WHAT YOU NEED TO DO
Leaving out every picture, copy the lines of the data exactly, from the first through the line containing "fy0 = [-17.4, -11.0, -6.2, -0.8, 7.6, 15.5]".

RECORDS PROVIDED
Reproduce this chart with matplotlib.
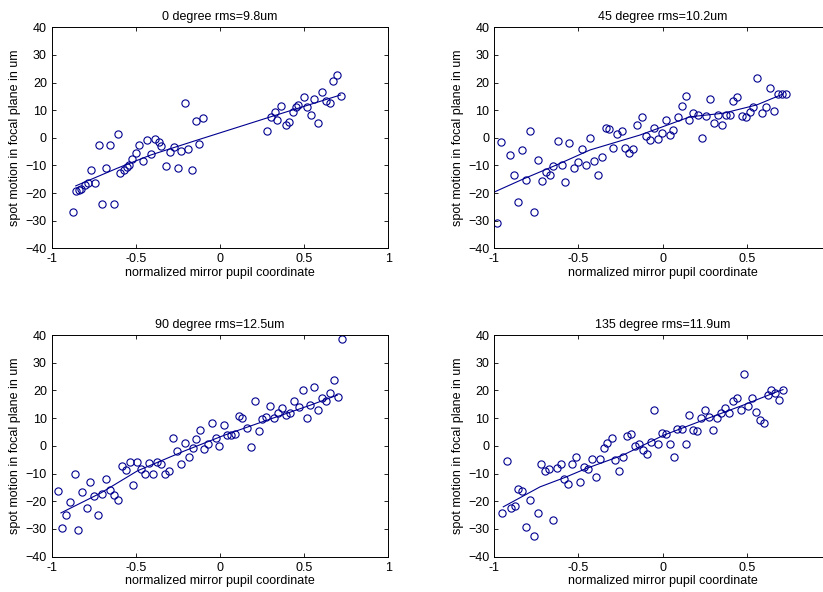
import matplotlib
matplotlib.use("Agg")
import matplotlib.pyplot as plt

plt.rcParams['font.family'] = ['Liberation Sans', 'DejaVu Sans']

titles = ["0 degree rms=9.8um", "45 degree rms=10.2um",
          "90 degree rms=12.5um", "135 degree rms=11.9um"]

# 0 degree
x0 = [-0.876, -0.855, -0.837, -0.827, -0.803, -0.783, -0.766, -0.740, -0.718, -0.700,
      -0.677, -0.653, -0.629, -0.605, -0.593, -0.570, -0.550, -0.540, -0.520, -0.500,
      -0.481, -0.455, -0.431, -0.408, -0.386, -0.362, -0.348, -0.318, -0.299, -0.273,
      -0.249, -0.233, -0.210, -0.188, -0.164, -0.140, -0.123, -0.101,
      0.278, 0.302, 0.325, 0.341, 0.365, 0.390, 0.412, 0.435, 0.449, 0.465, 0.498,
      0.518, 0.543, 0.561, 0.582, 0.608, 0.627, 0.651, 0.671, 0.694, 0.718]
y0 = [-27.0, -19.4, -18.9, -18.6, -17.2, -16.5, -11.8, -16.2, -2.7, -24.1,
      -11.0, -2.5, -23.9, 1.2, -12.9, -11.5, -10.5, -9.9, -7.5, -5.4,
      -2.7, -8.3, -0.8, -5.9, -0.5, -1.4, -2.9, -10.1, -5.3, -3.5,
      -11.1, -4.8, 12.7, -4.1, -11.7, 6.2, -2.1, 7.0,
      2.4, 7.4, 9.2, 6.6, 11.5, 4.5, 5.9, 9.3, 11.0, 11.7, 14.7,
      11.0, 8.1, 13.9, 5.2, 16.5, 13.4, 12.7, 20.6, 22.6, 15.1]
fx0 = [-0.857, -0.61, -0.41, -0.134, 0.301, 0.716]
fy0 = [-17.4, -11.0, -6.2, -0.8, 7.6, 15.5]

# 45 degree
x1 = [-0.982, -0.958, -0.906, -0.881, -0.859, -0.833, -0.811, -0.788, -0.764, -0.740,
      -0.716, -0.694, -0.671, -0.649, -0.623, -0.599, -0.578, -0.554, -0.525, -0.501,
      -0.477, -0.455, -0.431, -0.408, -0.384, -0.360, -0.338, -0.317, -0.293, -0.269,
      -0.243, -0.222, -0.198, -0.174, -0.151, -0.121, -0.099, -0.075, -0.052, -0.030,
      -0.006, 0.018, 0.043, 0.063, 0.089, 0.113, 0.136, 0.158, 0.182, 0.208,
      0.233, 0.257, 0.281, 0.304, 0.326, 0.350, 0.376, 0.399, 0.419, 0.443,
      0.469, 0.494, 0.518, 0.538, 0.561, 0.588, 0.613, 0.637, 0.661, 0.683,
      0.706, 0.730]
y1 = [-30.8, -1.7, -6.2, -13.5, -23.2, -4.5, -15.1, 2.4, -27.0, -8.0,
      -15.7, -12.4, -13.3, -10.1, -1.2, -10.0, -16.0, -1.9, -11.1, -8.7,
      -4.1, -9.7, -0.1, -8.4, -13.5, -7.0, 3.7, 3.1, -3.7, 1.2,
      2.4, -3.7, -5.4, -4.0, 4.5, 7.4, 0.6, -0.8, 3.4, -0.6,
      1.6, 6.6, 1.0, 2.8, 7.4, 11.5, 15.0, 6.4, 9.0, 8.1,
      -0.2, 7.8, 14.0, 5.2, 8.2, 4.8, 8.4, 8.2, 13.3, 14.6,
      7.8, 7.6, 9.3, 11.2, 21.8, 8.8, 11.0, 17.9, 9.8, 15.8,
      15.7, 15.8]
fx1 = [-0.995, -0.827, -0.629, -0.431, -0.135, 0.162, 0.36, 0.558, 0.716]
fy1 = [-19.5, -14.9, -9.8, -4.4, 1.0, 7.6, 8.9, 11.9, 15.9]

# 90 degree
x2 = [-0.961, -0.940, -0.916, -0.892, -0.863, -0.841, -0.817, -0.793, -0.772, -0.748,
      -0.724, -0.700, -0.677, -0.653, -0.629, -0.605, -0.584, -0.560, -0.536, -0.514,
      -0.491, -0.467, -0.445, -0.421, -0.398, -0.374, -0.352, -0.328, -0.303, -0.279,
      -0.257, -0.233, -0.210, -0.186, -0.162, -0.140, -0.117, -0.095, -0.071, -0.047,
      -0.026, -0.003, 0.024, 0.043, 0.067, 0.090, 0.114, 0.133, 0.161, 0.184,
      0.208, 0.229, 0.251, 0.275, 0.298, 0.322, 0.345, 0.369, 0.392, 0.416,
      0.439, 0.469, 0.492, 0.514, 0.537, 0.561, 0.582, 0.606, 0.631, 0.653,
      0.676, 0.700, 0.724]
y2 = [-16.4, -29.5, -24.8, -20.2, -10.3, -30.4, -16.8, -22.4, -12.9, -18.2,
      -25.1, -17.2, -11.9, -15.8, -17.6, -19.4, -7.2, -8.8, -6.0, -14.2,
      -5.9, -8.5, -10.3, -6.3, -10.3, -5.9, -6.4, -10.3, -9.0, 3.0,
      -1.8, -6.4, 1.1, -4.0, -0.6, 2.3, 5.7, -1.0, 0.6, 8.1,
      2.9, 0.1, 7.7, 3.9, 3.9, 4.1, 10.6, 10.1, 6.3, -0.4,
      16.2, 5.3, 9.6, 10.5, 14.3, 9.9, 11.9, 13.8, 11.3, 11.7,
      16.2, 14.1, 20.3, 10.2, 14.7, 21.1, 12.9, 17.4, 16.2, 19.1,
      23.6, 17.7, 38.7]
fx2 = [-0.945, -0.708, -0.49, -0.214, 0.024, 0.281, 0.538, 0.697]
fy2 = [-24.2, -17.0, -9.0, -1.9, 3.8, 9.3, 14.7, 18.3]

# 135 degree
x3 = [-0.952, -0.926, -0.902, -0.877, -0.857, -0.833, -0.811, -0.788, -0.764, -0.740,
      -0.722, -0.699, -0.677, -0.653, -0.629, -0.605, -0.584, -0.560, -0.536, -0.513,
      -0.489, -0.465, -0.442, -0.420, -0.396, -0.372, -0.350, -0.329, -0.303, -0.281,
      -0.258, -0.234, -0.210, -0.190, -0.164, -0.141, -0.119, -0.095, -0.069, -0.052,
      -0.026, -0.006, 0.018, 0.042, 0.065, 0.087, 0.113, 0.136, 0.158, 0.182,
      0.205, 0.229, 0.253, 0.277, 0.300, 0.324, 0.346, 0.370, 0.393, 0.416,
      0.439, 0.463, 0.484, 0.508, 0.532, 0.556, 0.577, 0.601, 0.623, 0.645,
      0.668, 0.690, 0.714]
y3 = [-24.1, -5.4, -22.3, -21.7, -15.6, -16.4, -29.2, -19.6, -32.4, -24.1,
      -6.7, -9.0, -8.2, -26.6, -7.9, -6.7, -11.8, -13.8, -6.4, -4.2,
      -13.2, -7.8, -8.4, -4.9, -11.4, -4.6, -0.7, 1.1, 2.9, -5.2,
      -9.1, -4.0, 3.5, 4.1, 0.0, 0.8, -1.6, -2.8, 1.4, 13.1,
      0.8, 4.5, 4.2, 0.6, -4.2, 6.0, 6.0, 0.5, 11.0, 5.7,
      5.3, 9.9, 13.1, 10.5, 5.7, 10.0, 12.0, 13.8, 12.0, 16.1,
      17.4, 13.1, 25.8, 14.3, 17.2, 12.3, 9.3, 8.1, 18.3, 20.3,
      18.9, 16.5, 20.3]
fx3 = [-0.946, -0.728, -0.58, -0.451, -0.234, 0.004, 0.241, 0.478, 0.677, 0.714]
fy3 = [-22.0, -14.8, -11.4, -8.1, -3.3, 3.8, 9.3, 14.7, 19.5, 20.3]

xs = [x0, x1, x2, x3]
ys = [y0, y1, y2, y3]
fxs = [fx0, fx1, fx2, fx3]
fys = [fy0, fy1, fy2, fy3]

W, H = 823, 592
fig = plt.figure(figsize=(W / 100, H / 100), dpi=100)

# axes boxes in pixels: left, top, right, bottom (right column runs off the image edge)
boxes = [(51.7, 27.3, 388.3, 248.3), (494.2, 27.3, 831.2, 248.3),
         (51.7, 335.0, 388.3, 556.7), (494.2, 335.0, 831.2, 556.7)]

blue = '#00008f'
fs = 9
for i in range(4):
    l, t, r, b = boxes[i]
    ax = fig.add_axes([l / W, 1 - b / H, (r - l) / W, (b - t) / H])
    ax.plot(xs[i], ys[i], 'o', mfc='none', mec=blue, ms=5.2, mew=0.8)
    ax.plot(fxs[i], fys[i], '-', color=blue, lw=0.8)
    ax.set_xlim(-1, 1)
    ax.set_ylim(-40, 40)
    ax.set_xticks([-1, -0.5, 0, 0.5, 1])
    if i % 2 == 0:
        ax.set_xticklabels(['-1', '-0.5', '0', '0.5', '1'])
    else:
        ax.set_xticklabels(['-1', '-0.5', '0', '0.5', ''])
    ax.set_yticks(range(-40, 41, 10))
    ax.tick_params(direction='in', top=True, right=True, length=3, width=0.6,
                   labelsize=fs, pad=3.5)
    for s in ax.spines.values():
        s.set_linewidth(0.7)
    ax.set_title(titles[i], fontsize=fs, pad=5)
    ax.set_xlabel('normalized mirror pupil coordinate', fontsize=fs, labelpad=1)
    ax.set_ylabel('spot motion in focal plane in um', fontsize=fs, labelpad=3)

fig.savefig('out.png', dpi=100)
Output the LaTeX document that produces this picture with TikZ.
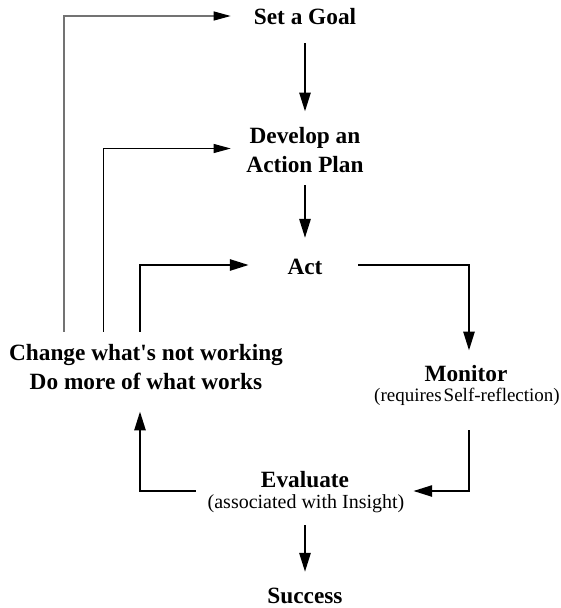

EXERCISE RESPONSE
Reproduce this chart with matplotlib.
import matplotlib
matplotlib.use("Agg")
import matplotlib.pyplot as plt

plt.rcParams['font.family'] = ['Liberation Sans', 'DejaVu Sans']

titles = ["0 degree rms=9.8um", "45 degree rms=10.2um",
          "90 degree rms=12.5um", "135 degree rms=11.9um"]

# 0 degree
x0 = [-0.876, -0.855, -0.837, -0.827, -0.803, -0.783, -0.766, -0.740, -0.718, -0.700,
      -0.677, -0.653, -0.629, -0.605, -0.593, -0.570, -0.550, -0.540, -0.520, -0.500,
      -0.481, -0.455, -0.431, -0.408, -0.386, -0.362, -0.348, -0.318, -0.299, -0.273,
      -0.249, -0.233, -0.210, -0.188, -0.164, -0.140, -0.123, -0.101,
      0.278, 0.302, 0.325, 0.341, 0.365, 0.390, 0.412, 0.435, 0.449, 0.465, 0.498,
      0.518, 0.543, 0.561, 0.582, 0.608, 0.627, 0.651, 0.671, 0.694, 0.718]
y0 = [-27.0, -19.4, -18.9, -18.6, -17.2, -16.5, -11.8, -16.2, -2.7, -24.1,
      -11.0, -2.5, -23.9, 1.2, -12.9, -11.5, -10.5, -9.9, -7.5, -5.4,
      -2.7, -8.3, -0.8, -5.9, -0.5, -1.4, -2.9, -10.1, -5.3, -3.5,
      -11.1, -4.8, 12.7, -4.1, -11.7, 6.2, -2.1, 7.0,
      2.4, 7.4, 9.2, 6.6, 11.5, 4.5, 5.9, 9.3, 11.0, 11.7, 14.7,
      11.0, 8.1, 13.9, 5.2, 16.5, 13.4, 12.7, 20.6, 22.6, 15.1]
fx0 = [-0.857, -0.61, -0.41, -0.134, 0.301, 0.716]
fy0 = [-17.4, -11.0, -6.2, -0.8, 7.6, 15.5]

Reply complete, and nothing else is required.